THE PROBLEM: Skip all pictures, then copy the lines from the start of the data through the line with "from bokeh.resources import INLINE", keeping both ends.

GIVEN DATA:
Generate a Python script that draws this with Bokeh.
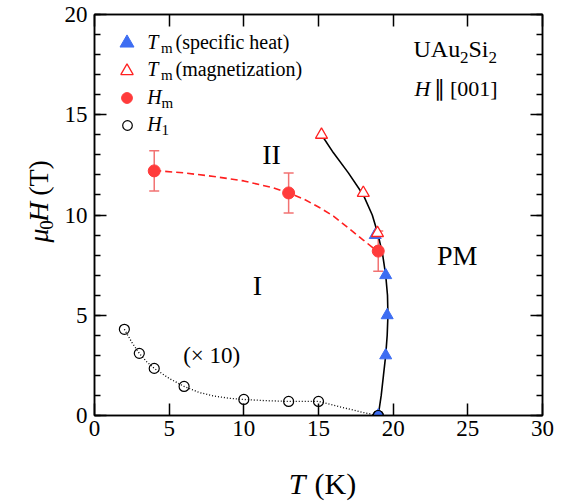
from bokeh.plotting import figure
from bokeh.layouts import row, column
from bokeh.models import (ColumnDataSource, Whisker, TeeHead, Label, Legend, LegendItem,
                          LinearAxis, SingleIntervalTicker)
from bokeh.embed import file_html
from bokeh.resources import INLINE

# --- phase-diagram data of UAu2Si2, H || [001] ---
# T_m from specific heat
tm_heat_T = [19.0, 19.5, 19.6, 19.5, 18.8]
tm_heat_H = [0.0, 3.0, 5.0, 7.0, 9.0]
# T_m from magnetization
tm_mag_T = [15.2, 18.0, 18.95]
tm_mag_H = [14.0, 11.1, 9.1]
# H_m with error bars
hm_T = [4.0, 13.0, 19.0]
hm_H = [12.2, 11.1, 8.2]
hm_err = [1.0, 1.0, 1.0]
# H_1 (multiplied by 10)
h1_T = [2.0, 3.0, 4.0, 6.0, 10.0, 13.0, 15.0, 19.0]
h1_H = [4.3, 3.1, 2.35, 1.45, 0.8, 0.7, 0.7, 0.0]

# guide lines through the phase boundaries
boundary_T = [15.2, 16.0, 17.0, 18.0, 18.6, 19.0, 19.3, 19.5, 19.62, 19.65, 19.6, 19.5, 19.35, 19.2, 19.0]
boundary_H = [14.0, 13.1, 12.1, 11.0, 10.0, 9.0, 8.0, 7.0, 6.0, 5.0, 4.0, 3.0, 2.0, 1.0, 0.0]
hm_guide_T = [4.0, 6.0, 8.0, 10.0, 12.0, 13.0, 14.0, 15.0, 16.0, 17.0, 18.0, 19.0]
hm_guide_H = [12.22, 12.1, 11.92, 11.7, 11.35, 11.1, 10.8, 10.4, 9.95, 9.35, 8.75, 8.15]
h1_guide_T = [2.0, 2.5, 3.0, 3.5, 4.0, 5.0, 6.0, 7.0, 8.0, 9.0, 10.0, 11.5, 13.0, 15.0, 16.0, 17.0, 18.0, 19.0]
h1_guide_H = [4.3, 3.65, 3.1, 2.68, 2.35, 1.85, 1.45, 1.15, 0.97, 0.86, 0.8, 0.74, 0.7, 0.7, 0.52, 0.33, 0.15, 0.0]

BLUE = "#3d6df2"
RED = "#ff3b3b"
RED_LINE = "#ff2020"
ERR = "#f27272"
SERIF = "Liberation Serif"
MID = 0.3375   # distance from baseline up to the middle of the text box, in em

# page geometry (pixels)
W, H = 574, 502
LEFT_W = 60           # strip holding the vertical axis title
BOTTOM_H = 42         # strip holding the horizontal axis title
MAIN_W, MAIN_H = W - LEFT_W, H - BOTTOM_H
L, R, T, B = 94, 32, 14, 87   # frame margins measured on the whole page
XMIN, XMAX, YMIN, YMAX = 0, 30, 0, 20
SX = (W - L - R) / (XMAX - XMIN)
SY = (H - T - B) / (YMAX - YMIN)

p = figure(width=MAIN_W, height=MAIN_H, x_range=(XMIN, XMAX), y_range=(YMIN, YMAX),
           output_backend="svg", toolbar_location=None,
           min_border_left=L - LEFT_W, min_border_right=R,
           min_border_top=T, min_border_bottom=B - BOTTOM_H)
p.grid.visible = False
p.outline_line_color = "black"
p.outline_line_width = 1.5
p.background_fill_color = "white"
p.border_fill_color = "white"

xt = SingleIntervalTicker(interval=5, num_minor_ticks=0)
yt = SingleIntervalTicker(interval=5, num_minor_ticks=5)
p.xaxis.ticker = xt
p.yaxis.ticker = yt
p.add_layout(LinearAxis(ticker=xt), "above")
p.add_layout(LinearAxis(ticker=yt), "right")

for ax in p.axis:
    ax.axis_line_color = "black"
    ax.axis_line_width = 1.5
    ax.major_tick_in = 12
    ax.major_tick_out = 0
    ax.minor_tick_in = 6
    ax.minor_tick_out = 0
    ax.major_tick_line_width = 1.5
    ax.minor_tick_line_width = 1.5
    ax.major_label_text_font = SERIF
    ax.major_label_text_font_size = "23px"
    ax.major_label_text_color = "black"
# mirror axes carry ticks only
for ax in p.above + p.right:
    ax.major_label_text_font_size = "1px"
    ax.major_label_text_color = None
    ax.major_label_standoff = 0
p.xaxis[0].major_label_standoff = 12
p.yaxis[0].major_label_standoff = 7

# guide lines
p.line(boundary_T, boundary_H, line_color="black", line_width=1.6)
p.line(hm_guide_T, hm_guide_H, line_color=RED_LINE, line_width=1.6, line_dash="7 4")
p.line(h1_guide_T, h1_guide_H, line_color="black", line_width=1.3, line_dash="1 2")

# error bars of H_m
err_src = ColumnDataSource(dict(
    T=hm_T,
    lo=[h - e for h, e in zip(hm_H, hm_err)],
    up=[h + e for h, e in zip(hm_H, hm_err)],
))
p.add_layout(Whisker(base="T", lower="lo", upper="up", source=err_src,
                     line_color=ERR, line_width=1.5,
                     upper_head=TeeHead(size=10, line_color=ERR, line_width=1.5),
                     lower_head=TeeHead(size=10, line_color=ERR, line_width=1.5)))

r_heat = p.scatter(tm_heat_T, tm_heat_H, marker="triangle", size=12,
                   fill_color=BLUE, line_color=BLUE, line_width=1)
r_mag = p.scatter(tm_mag_T, tm_mag_H, marker="triangle", size=12,
                  fill_color="white", line_color=RED_LINE, line_width=1.3)
r_hm = p.scatter(hm_T, hm_H, marker="circle", size=12,
                 fill_color=RED, line_color=RED, line_width=1)
r_h1 = p.scatter(h1_T, h1_H, marker="circle", size=10,
                 fill_color=None, line_color="black", line_width=1.2)
# zero-field point shared by T_m and H_1
zero_T = [t for t, h in zip(h1_T, h1_H) if h == 0 and t in tm_heat_T]
zero_H = [0.0 for _ in zero_T]
p.scatter(zero_T, zero_H, marker="circle", size=10,
          fill_color=BLUE, line_color="black", line_width=1.2)


def key(renderer, cx, cy, box):
    """Legend key centred at page pixel (cx, cy)."""
    lg = Legend(items=[LegendItem(label=" ", renderers=[renderer])],
                location=(cx - L - box / 2, (H - B) - cy - box / 2),
                glyph_width=box, glyph_height=box, padding=0, margin=0,
                label_standoff=0, label_width=0, label_height=box, spacing=0,
                border_line_color=None, background_fill_alpha=0.0,
                label_text_font_size="1px", label_text_color=None)
    p.add_layout(lg)


key(r_heat, 126.7, 42.7, 35)
key(r_mag, 126.7, 70.0, 31)
key(r_hm, 126.7, 97.7, 27)
key(r_h1, 126.7, 125.0, 24)


def make_label(s, x, y, size, style, align, angle=0.0):
    return Label(x=x, y=y, text=s, text_font=SERIF, text_font_size=f"{size}px",
                 text_font_style=style, text_color="black",
                 text_align=align, text_baseline="middle", angle=angle)


def txt(s, px, py, size, style="normal", align="left"):
    """Text in the plot frame, baseline at page pixel row py, starting at px."""
    mid = py - MID * size
    p.add_layout(make_label(s, XMIN + (px - L) / SX, YMIN + ((H - B) - mid) / SY,
                            size, style, align))


def strip(width, height):
    s = figure(width=width, height=height, x_range=(0, width), y_range=(0, height),
               output_backend="svg", toolbar_location=None,
               x_axis_type=None, y_axis_type=None, min_border=0)
    s.grid.visible = False
    s.outline_line_color = None
    s.background_fill_color = "white"
    s.border_fill_color = "white"
    return s


# legend texts
txt("T", 146.7, 48.3, 20, "italic")
txt("m", 160.5, 53.0, 15)
txt("(specific heat)", 175, 48.3, 20)
txt("T", 146.7, 75.0, 20, "italic")
txt("m", 160.5, 79.7, 15)
txt("(magnetization)", 175, 75.0, 20)
txt("H", 146.7, 103.3, 20, "italic")
txt("m", 161.0, 108.0, 15)
txt("H", 146.7, 130.0, 20, "italic")
txt("1", 161.0, 134.7, 15)

# compound and field direction
txt("UAu", 413, 56.7, 24)
txt("2", 459.5, 62.5, 17)
txt("Si", 468, 56.7, 24)
txt("2", 488, 62.5, 17)
txt("H", 414, 95, 22, "italic")
txt("\u2225 [001]", 433, 95, 22)

# phase labels
txt("II", 271, 163.3, 28, align="center")
txt("I", 257, 294, 28, align="center")
txt("PM", 456.7, 264.3, 28, align="center")
txt("(\u00d7 10)", 182.7, 362.6, 23)

# vertical axis title: mu_0 H (T), reading upwards; each piece is centred on
# (page x of its box middle, page y of its centre along the text)
left = strip(LEFT_W, MAIN_H)
ROT = 1.5707963


def vtxt(s, base_x, cy, size, style="normal"):
    cx = base_x - MID * size
    left.add_layout(make_label(s, cx, MAIN_H - cy, size, style, "center", ROT))


vtxt("\u03bc", 47, 253.5, 28, "italic")
vtxt("0", 52, 241.5, 19)
vtxt("H", 47, 226.5, 28, "italic")
vtxt("(T)", 47, 187.5, 28)

# horizontal axis title: T (K)
bottom = strip(W, BOTTOM_H)


def htxt(s, px, py, size, style="normal"):
    bottom.add_layout(make_label(s, px, H - (py - MID * size), size, style, "left"))


htxt("T", 288.3, 493.3, 30, "italic")
htxt("(K)", 314, 493.3, 30)

page = column(row(left, p, spacing=0), bottom, spacing=0)
open("out.html", "w").write(file_html(page, INLINE))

ANSWER TO THE TASK:
Generate a Python script that draws this with Bokeh.
from bokeh.plotting import figure
from bokeh.layouts import row, column
from bokeh.models import (ColumnDataSource, Whisker, TeeHead, Label, Legend, LegendItem,
                          LinearAxis, SingleIntervalTicker)
from bokeh.embed import file_html
from bokeh.resources import INLINE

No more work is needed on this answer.